Più di un editore italiano di libri su quattro è stato contattato dalle aziende che sviluppano sistemi di Intelligenza Artificiale per dare in licenza i contenuti pubblicati, ma meno del 4% di questi ha siglato un’intesa

Più di un editore italiano di libri su quattro, il 27,7%, è stato contattato per dare in licenza i contenuti delle opere pubblicate alle aziende che sviluppano Large Language Models, ovvero i sistemi di Intelligenza Artificiale in grado di comprendere e rispondere in linguaggio naturale, come ChatGpt, Gemini o Claude. Tuttavia in questa fase prevale la prudenza: solo il 3,7% di questi ha concluso uno o più contratti di licenza. Il 37% ha già escluso di concedere la licenza, il 59,3% sta valutando il da farsi. 
Il dato è contenuto nella prima ricerca sistematica realizzata in Italia sull’uso di strumenti di Intelligenza Artificiale (IA) nelle case editrice e che è stata presentata oggi a Più libri più liberi, la Fiera nazionale della piccola e media editoria organizzata dall’Associazione Italiana Editori (AIE) dal 4 all’8 dicembre alla Nuvola dell’EUR, durante l’incontro L’Intelligenza Artificiale in casa editrice: per fare cosa? Sono intervenuti, dopo i saluti del presidente di AIE Innocenzo Cipolletta, Andrea Angiolini (delegato AIE all’innovazione), Cristina Mussinelli (responsabile AIE per il digitale) e Nicola Cavalli (Ledizioni).

“Con questa ricerca confermiamo il nostro impegno per l’innovazione – ha commentato Innocenzo Cipolletta –. Lo sviluppo delle IA ci vede impegnati prima di tutto accanto ai nostri partner europei per ottenere una legislazione chiara ed efficace a tutela del diritto d’autore, ma al contempo monitoriamo l’adozione di strumenti di IA da parte delle imprese per sostenerle in questo processo.

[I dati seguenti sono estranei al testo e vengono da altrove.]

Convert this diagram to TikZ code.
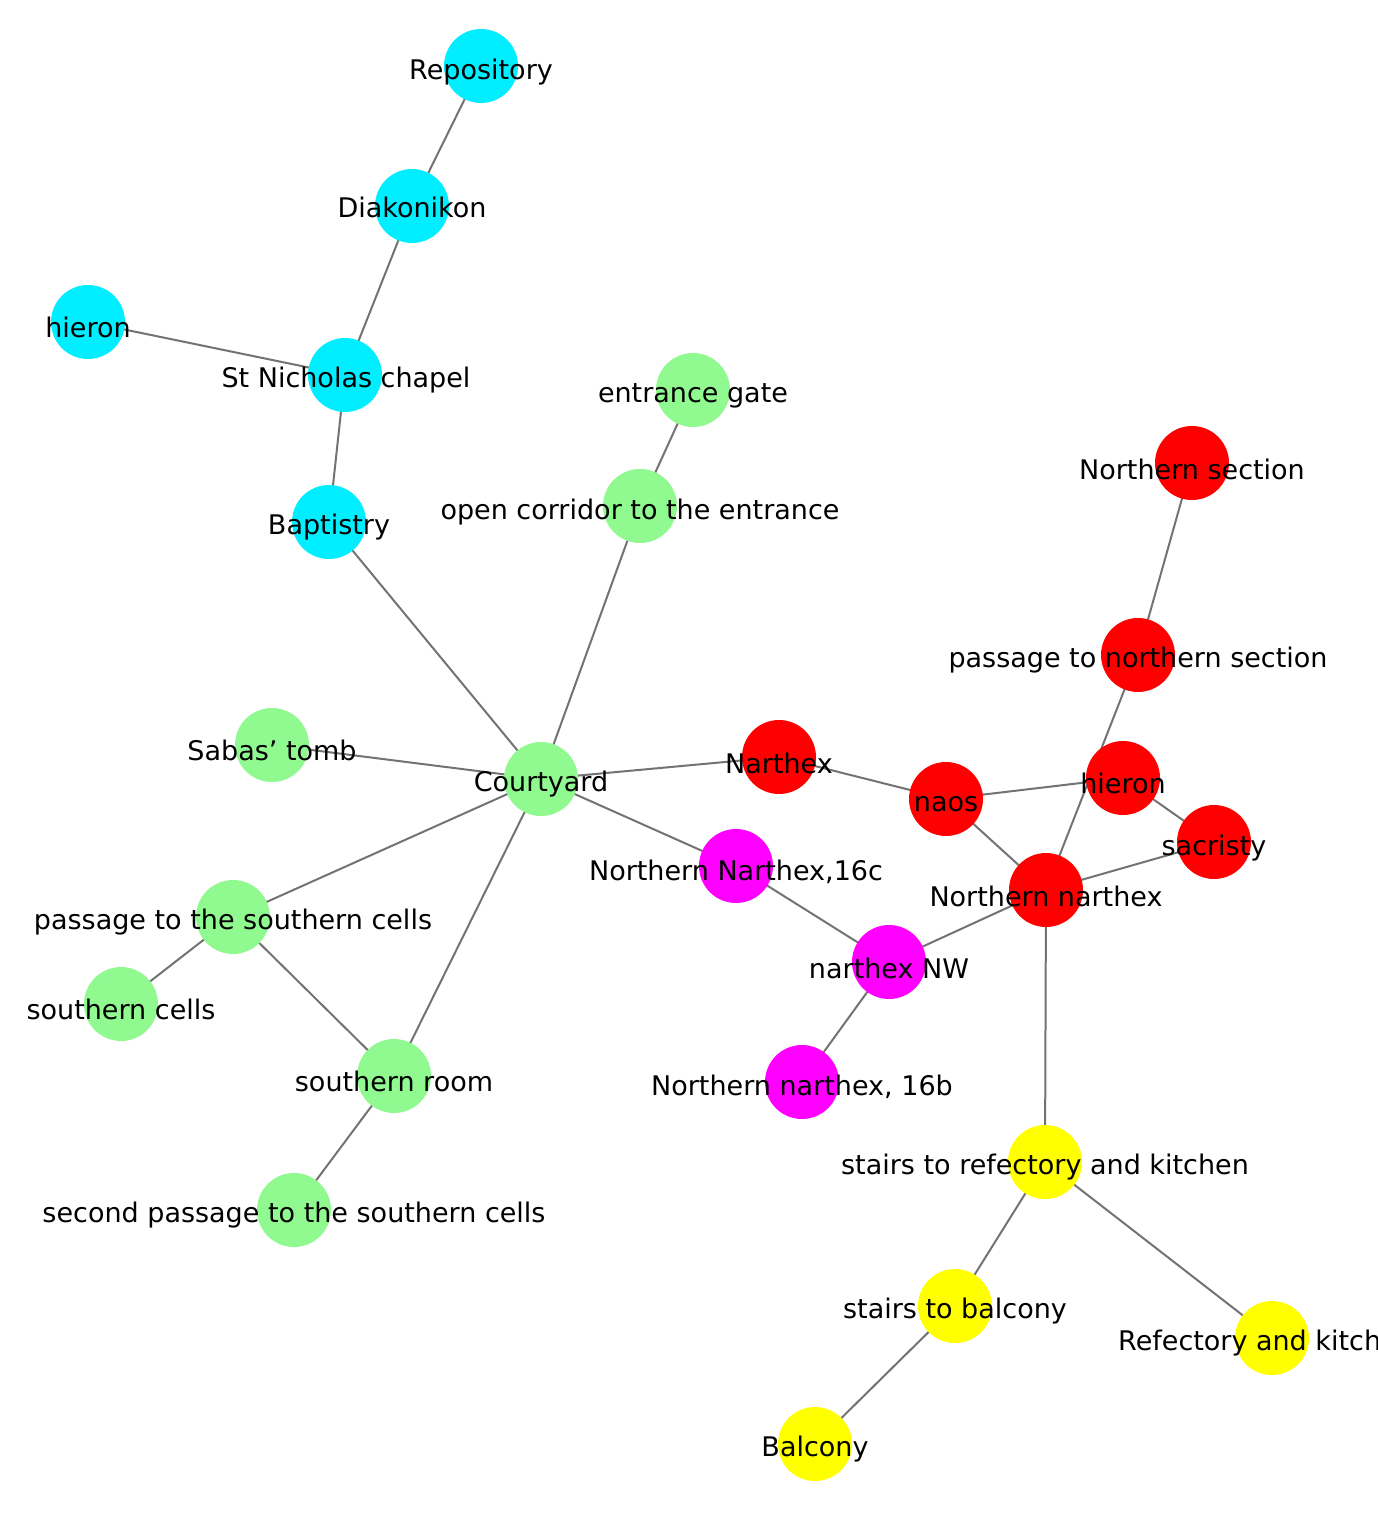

Il gap a sfavore degli editori più piccoli ci conferma che sono necessarie politiche industriali pubbliche che permettano a tutti di cogliere le opportunità delle nuove tecnologie, anche a chi ha risorse economiche limitate”.

“Gli strumenti di IA sono entrati diffusamente nei flussi di lavoro delle case editrici a più livelli – spiega Andrea Angiolini –. Come Associazione supportiamo tutti gli editori in questo momento di forte innovazione, fornendo innanzitutto la formazione necessaria per cogliere le opportunità delle nuove tecnologie evitando allo stesso tempo i rischi collegati a un’adozione acritica”.

Per le case editrici italiane l’IA è uno strumento, o una serie di strumenti, che già oggi sono utilizzati nei flussi di lavoro, ma allo stesso tempo questa tecnologia alimenta preoccupazioni sul versante del rispetto del diritto d’autore e dell’affidabilità nelle risposte che fornisce. All’indagine hanno partecipato 97 editori, per un totale di 184 marchi editoriali coinvolti.